§ **What to do**
Wherever a line holds the string "with", copy that line.

Plotting code records
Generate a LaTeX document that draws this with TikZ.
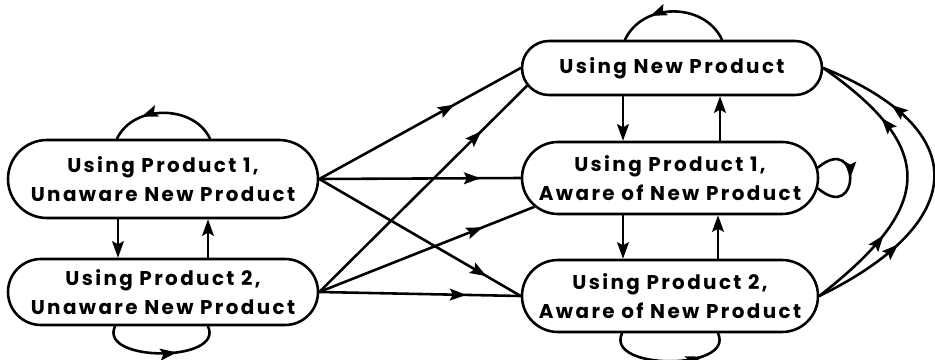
\documentclass[tikz,border=0pt]{standalone}
\usepackage{fontspec}
\usepackage{tikz}
\usetikzlibrary{arrows.meta,shapes.misc,calc,decorations.markings}
\newfontfamily\statefont{Poppins}[LetterSpace=12]

\begin{document}
\begin{tikzpicture}[x=0.03cm,y=0.03cm,>={Stealth[length=14pt,width=10pt,inset=2.5pt]},line width=2.2pt,line cap=round,
  state/.style={draw,rounded rectangle,inner sep=0pt,align=center,font=\statefont\bfseries\fontsize{17}{25}\selectfont},
  tipat/.style={postaction={decorate},decoration={markings,mark=at position #1 with {\arrow{>}}}},
  twotips/.style 2 args={postaction={decorate},decoration={markings,mark=at position #1 with {\arrow{>}},mark=at position #2 with {\arrow{>}}}}]
\useasboundingbox (0,0) rectangle (935,359);
\node[state,minimum width=9.3cm,minimum height=2.34cm] (u1) at (163,180) {Using Product 1,\\Unaware New Product};
\node[state,minimum width=9.3cm,minimum height=1.98cm] (u2) at (163,67) {Using Product 2,\\Unaware New Product};
\node[state,minimum width=9cm,minimum height=1.62cm] (nw) at (672,291) {Using New Product};
\node[state,minimum width=8.88cm,minimum height=2.16cm] (a1) at (670,181) {Using Product 1,\\Aware of New Product};
\node[state,minimum width=8.88cm,minimum height=2.16cm] (a2) at (670,63) {Using Product 2,\\Aware of New Product};
\draw[->] ($(u1.south)+(-45,0)$) -- ($(u2.north)+(-45,0)$);
\draw[->] ($(u2.north)+(45,0)$) -- ($(u1.south)+(45,0)$);
\draw[->] ($(nw.south)+(-49,0)$) -- ($(a1.north)+(-47,0)$);
\draw[->] ($(a1.north)+(50,0)$) -- ($(nw.south)+(48,0)$);
\draw[->] ($(a1.south)+(-47,0)$) -- ($(a2.north)+(-47,0)$);
\draw[->] ($(a2.north)+(48,0)$) -- ($(a1.south)+(48,0)$);
\draw[tipat=0.67] (u1.east) -- (nw.west);
\draw[tipat=0.8] (u1.east) -- (a1.west);
\draw[tipat=0.83] (u1.east) -- (a2.west);
\draw[tipat=0.78] (u2.east) -- (nw.187);
\draw[tipat=0.76] (u2.east) -- (a1.192);
\draw[tipat=0.73] (u2.east) -- (a2.west);
\draw[tipat=0.7] ($(u1.north)+(47,0)$) to[out=115,in=65,looseness=1.05] ($(u1.north)+(-46,0)$);
\draw[tipat=0.7] ($(nw.north)+(50,0)$) to[out=115,in=65,looseness=1.1] ($(nw.north)+(-47,0)$);
\draw[tipat=0.62] ($(u2.south)+(-48,0)$) to[out=-115,in=-65,looseness=1.1] ($(u2.south)+(45,0)$);
\draw[tipat=0.75] ($(a2.south)+(-48,0)$) to[out=-115,in=-65,looseness=1.1] ($(a2.south)+(48,0)$);
\draw[tipat=0.5] (a1.4) to[out=40,in=-40,looseness=7] (a1.-4);
\draw[twotips={0.3}{0.74}] (a2.east) to[out=38,in=-35,looseness=1.6] (nw.east);
\draw[twotips={0.28}{0.77}] (a2.east) to[out=26,in=-22,looseness=1.85] (nw.east);
\end{tikzpicture}
\end{document}
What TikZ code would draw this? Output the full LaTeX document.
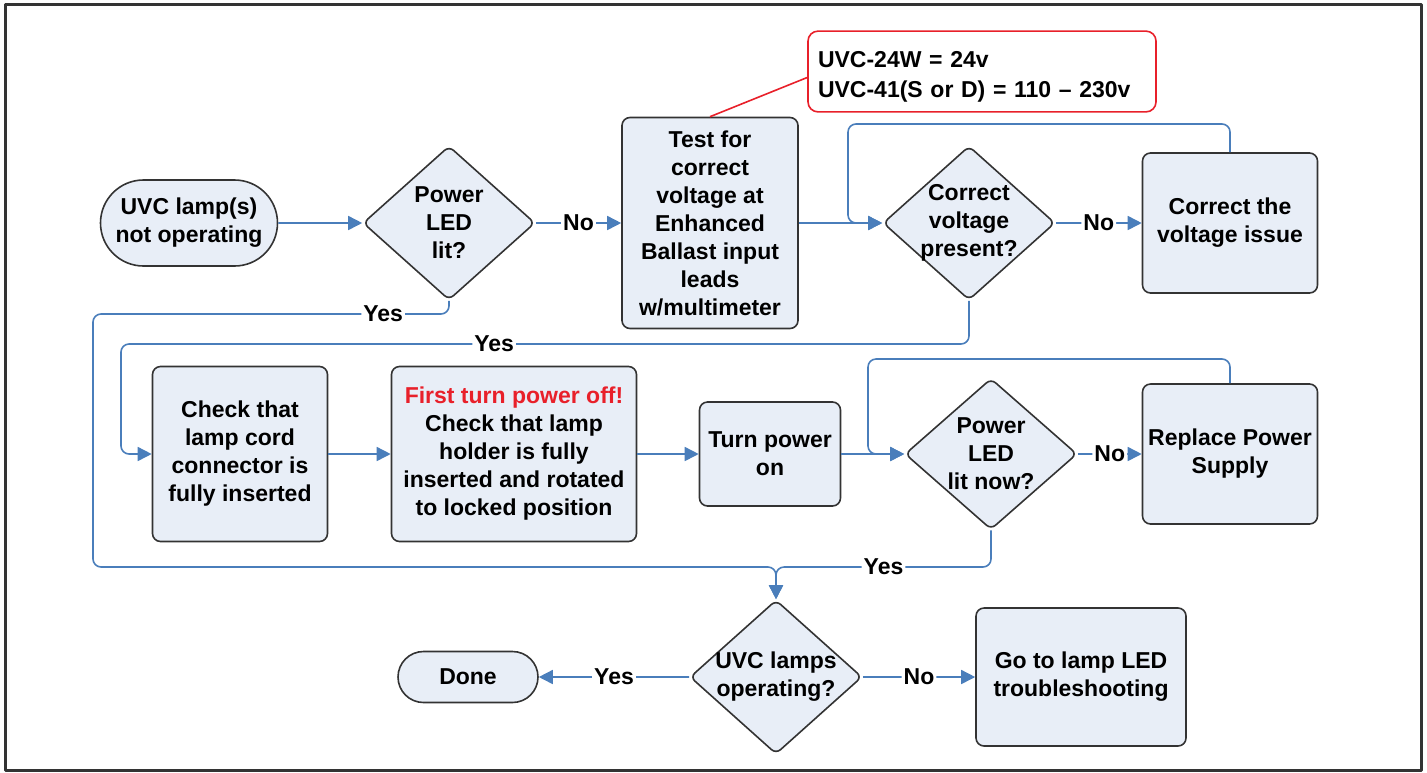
\documentclass[tikz,border=0pt]{standalone}
\usepackage{fontspec}
\setmainfont{Liberation Sans}
\usetikzlibrary{arrows.meta,shapes.geometric,shapes.misc}
\definecolor{boxfill}{HTML}{E8EEF7}
\definecolor{boxline}{HTML}{333333}
\definecolor{flowblue}{HTML}{4A7EBB}
\definecolor{notered}{HTML}{E8202A}
\begin{document}
\begin{tikzpicture}[x=0.5pt,y=-0.5pt,>={Triangle[length=7pt,width=7pt]},line join=round,
		font=\fontsize{11.5}{14}\selectfont\bfseries,
		txt/.style={align=center,inner sep=0pt},
		proc/.style={draw=boxline,fill=boxfill,line width=0.8pt,rounded corners=4pt,align=center,inner sep=2pt},
		term/.style={draw=boxline,fill=boxfill,line width=0.8pt,rounded rectangle,align=center,inner sep=0pt},
		decision/.style={draw=boxline,fill=boxfill,line width=0.8pt,diamond,rounded corners=3pt,minimum width=86pt,minimum height=77pt,inner sep=0pt},
		flow/.style={->,draw=flowblue,line width=0.8pt,rounded corners=4pt},
		lbl/.style={fill=white,inner sep=1pt}]
	\useasboundingbox (0,0) rectangle (1427,772);
	\draw[boxline,line width=1.5pt] (5,4) rectangle (1421,770);
	% first row
	\node[term,minimum width=88.5pt,minimum height=43pt] (start) at (189,223) {UVC lamp(s)\\not operating};
	\node[decision,label={[txt]center:Power\\LED\\lit?}] (d1) at (449,223) {};
	\node[proc,minimum width=88pt,minimum height=105.5pt] (test) at (710,223) {Test for\\correct\\voltage at\\Enhanced\\Ballast input\\leads\\w/multimeter};
	\node[draw=notered,line width=0.8pt,rounded corners=5pt,align=left,text width=164pt,inner sep=5pt,minimum height=38.5pt] (note) at (982,71.5) {\rule{0pt}{13pt}UVC-24W = 24v\\[1pt]UVC-41(S or D) = 110 -- 230v};
	\node[decision,label={[txt]center:Correct\\voltage\\present?}] (d2) at (969,223) {};
	\node[proc,minimum width=87.5pt,minimum height=70pt] (fix) at (1230,223) {Correct the\\voltage issue};
	% second row
	\node[proc,minimum width=87.5pt,minimum height=87.5pt] (chk1) at (240,454) {Check that\\lamp cord\\connector is\\fully inserted};
	\node[proc,minimum width=122.5pt,minimum height=87.5pt] (chk2) at (514,454) {\textcolor{notered}{First turn power off!}\\Check that lamp\\holder is fully\\inserted and rotated\\to locked position};
	\node[proc,minimum width=70.5pt,minimum height=52pt] (turn) at (770,454) {Turn power\\on};
	\node[decision,minimum height=75.5pt,label={[txt]center:Power\\LED\\lit now?}] (d3) at (991,454) {};
	\node[proc,minimum width=87.5pt,minimum height=70pt] (psu) at (1230,454) {Replace Power\\Supply};
	% last row
	\node[decision,label={[txt]center:UVC lamps\\operating?}] (d4) at (776,677) {};
	\node[term,minimum width=70pt,minimum height=25.5pt] (done) at (468,677) {Done};
	\node[proc,minimum width=105pt,minimum height=69pt] (lampled) at (1081,677) {Go to lamp LED\\troubleshooting};
	% connectors
	\draw[notered,line width=0.8pt] ([yshift=-3pt]note.west) -- (test.north);
	\draw[flow] (start) -- (d1);
	\draw[flow] (d1) -- node[lbl]{No} (test);
	\draw[flow] (test) -- (d2);
	\draw[flow] (fix.north) -- (1230,124) -- (848,124) -- (848,223) -- (d2.west);
	\draw[flow] (d2) -- node[lbl]{No} (fix);
	\draw[flow] (d2.south) -- (969,344) -- node[lbl,pos=0.56]{Yes} (121,344) -- (121,454) -- (chk1.west);
	\draw[flow] (chk1) -- (chk2);
	\draw[flow] (chk2) -- (turn);
	\draw[flow] (turn) -- (d3);
	\draw[flow] (psu.north) -- (1230,359) -- (868,359) -- (868,454) -- (d3.west);
	\draw[flow] (d3) -- node[lbl]{No} (psu);
	\draw[flow] (d1.south) -- (449,314) -- node[lbl,pos=0.185]{Yes} (93,314) -- (93,567) -- (776,567) -- (d4.north);
	\draw[flow] (d3.south) -- (991,567) -- node[lbl]{Yes} (776,567) -- (d4.north);
	\draw[flow] (d4) -- node[lbl]{Yes} (done);
	\draw[flow] (d4) -- node[lbl]{No} (lampled);
\end{tikzpicture}
\end{document}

§ **The solution**
Generate a LaTeX document that draws this with TikZ.
  tipat/.style={postaction={decorate},decoration={markings,mark=at position #1 with {\arrow{>}}}},
  twotips/.style 2 args={postaction={decorate},decoration={markings,mark=at position #1 with {\arrow{>}},mark=at position #2 with {\arrow{>}}}}]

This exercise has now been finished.